While not yet a hurricane and still days away from landfall, Tropical Storm Isaac now poses a threat to the Republican National Convention, scheduled to begin on Tuesday in Tampa.

Florida experiences more tropical storms and hurricanes than any other state, and in 2004 Tampa was hit by Hurricane Frances, which killed five people directly and 32 indirectly in state, and caused about $9 billion in damage.
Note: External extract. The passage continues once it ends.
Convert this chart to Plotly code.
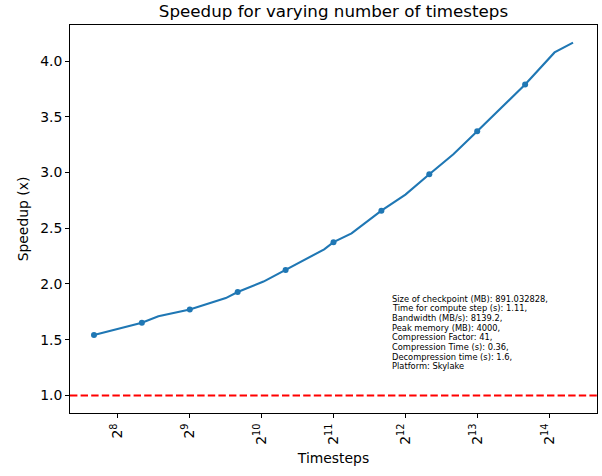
import math
import plotly.graph_objects as go

# ---- data ----
timesteps = [203.2, 255.6, 322.5, 378.2, 512, 724.6, 812.7, 1042.7, 1290.2, 1871.7,
             2048, 2437, 3251, 4099, 5160, 6508, 8192, 10240, 13004, 17270, 20643]
speedup = [1.542, 1.595, 1.652, 1.710, 1.770, 1.873, 1.927, 2.021, 2.124, 2.310,
           2.375, 2.454, 2.657, 2.801, 2.984, 3.163, 3.369, 3.572, 3.790, 4.077, 4.165]
marker_idx = [0, 2, 4, 6, 8, 10, 12, 14, 16, 18]
baseline = 1.0

tick_vals = [256, 512, 1024, 2048, 4096, 8192, 16384]
tick_text = ["2<sup>8</sup>", "2<sup>9</sup>", "2<sup>10</sup>", "2<sup>11</sup>",
             "2<sup>12</sup>", "2<sup>13</sup>", "2<sup>14</sup>"]
y_ticks = [1.0, 1.5, 2.0, 2.5, 3.0, 3.5, 4.0]

info_lines = [
    "Size of checkpoint (MB): 891.032828,",
    "Time for compute step (s): 1.11,",
    "Bandwidth (MB/s): 8139.2,",
    "Peak memory (MB): 4000,",
    "Compression Factor: 41,",
    "Compression Time (s): 0.36,",
    "Decompression time (s): 1.6,",
    "Platform: Skylake",
]

# ---- layout constants ----
W, H = 602, 476
L, R, T, B = 70, 5, 25, 63
plot_h = H - T - B
FONT = "DejaVu Sans"
BLUE = "#1f77b4"

fig = go.Figure()
fig.add_trace(go.Scatter(x=timesteps, y=speedup, mode="lines",
                         line=dict(color=BLUE, width=2.1), hoverinfo="skip",
                         showlegend=False))
fig.add_trace(go.Scatter(x=[timesteps[i] for i in marker_idx],
                         y=[speedup[i] for i in marker_idx], mode="markers",
                         marker=dict(color=BLUE, size=6), showlegend=False))

fig.add_shape(type="line", xref="paper", x0=0, x1=1, yref="y", y0=baseline, y1=baseline,
              line=dict(color="red", width=2, dash="7.4px,3.2px"))

annots = []
for i, txt in enumerate(info_lines):
    py = 298.5 + 9.7 * i
    annots.append(dict(text=txt, xref="paper", yref="paper",
                       x=(390 - L) / (W - L - R), y=(H - B - py) / plot_h,
                       xanchor="left", yanchor="middle", showarrow=False,
                       font=dict(family=FONT, size=8.3, color="black")))

fig.update_layout(
    width=W, height=H,
    margin=dict(l=L, r=R, t=T, b=B, autoexpand=False),
    paper_bgcolor="white", plot_bgcolor="white",
    font=dict(family=FONT, size=13.9, color="black"),
    title=dict(text="Speedup for varying number of timesteps", x=0.5, xref="paper",
               y=1 - 11.5 / H, yref="container", yanchor="middle", xanchor="center",
               font=dict(family=FONT, size=16.7, color="black")),
    annotations=annots,
    hovermode=False,
)

fig.update_xaxes(type="log",
                 range=[7.333 * math.log10(2), 14.667 * math.log10(2)],
                 tickmode="array", tickvals=tick_vals, ticktext=tick_text,
                 tickangle=-90, ticks="outside", ticklen=4, tickwidth=1, tickcolor="black",
                 showline=True, linecolor="black", linewidth=1, mirror=True,
                 showgrid=False, zeroline=False,
                 title=dict(text="Timesteps", standoff=9, font=dict(size=13.9)),
                 automargin=False)
fig.update_yaxes(range=[0.842, 4.323], tickmode="array", tickvals=y_ticks,
                 ticktext=[f"{v:.1f}" for v in y_ticks],
                 ticks="outside", ticklen=4, tickwidth=1, tickcolor="black",
                 showline=True, linecolor="black", linewidth=1, mirror=True,
                 showgrid=False, zeroline=False,
                 title=dict(text="Speedup (x)", standoff=8, font=dict(size=13.9)),
                 automargin=False)

fig.write_html("out.html", config={"displayModeBar": False},
               post_script="document.body.style.margin='0';")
But it wouldn’t take a direct hit, or even an actual hurricane to negatively affect the convention.

“Given that Tampa is so low lying, basically a massive flood plain, it’s conceivable that the Republican National Convention would need to be cancelled,” curtailed, rescheduled or relocated,” says Howard Mills, director and chief advisor of Deloitte’s insurance industry group.

“The basic responsibility of the municipal officials would be, if there were a tropical storm so bad that they needed to order evacuation, you can’t allow an event like this to bring in additional people. It would put extra burden on emergency services and put those people at risk.”

The GOP National Convention is likely an insured event, which would include cancelation coverage to cover some of the losses.

But if the convention occurs, insurers are prepared, Mills says. “This is Florida. All the big operations have teams on the ground to help people with filing claims and loss mitigation. This is what they do. The insurance industry will be more prepared than most other actors in the relief effort.”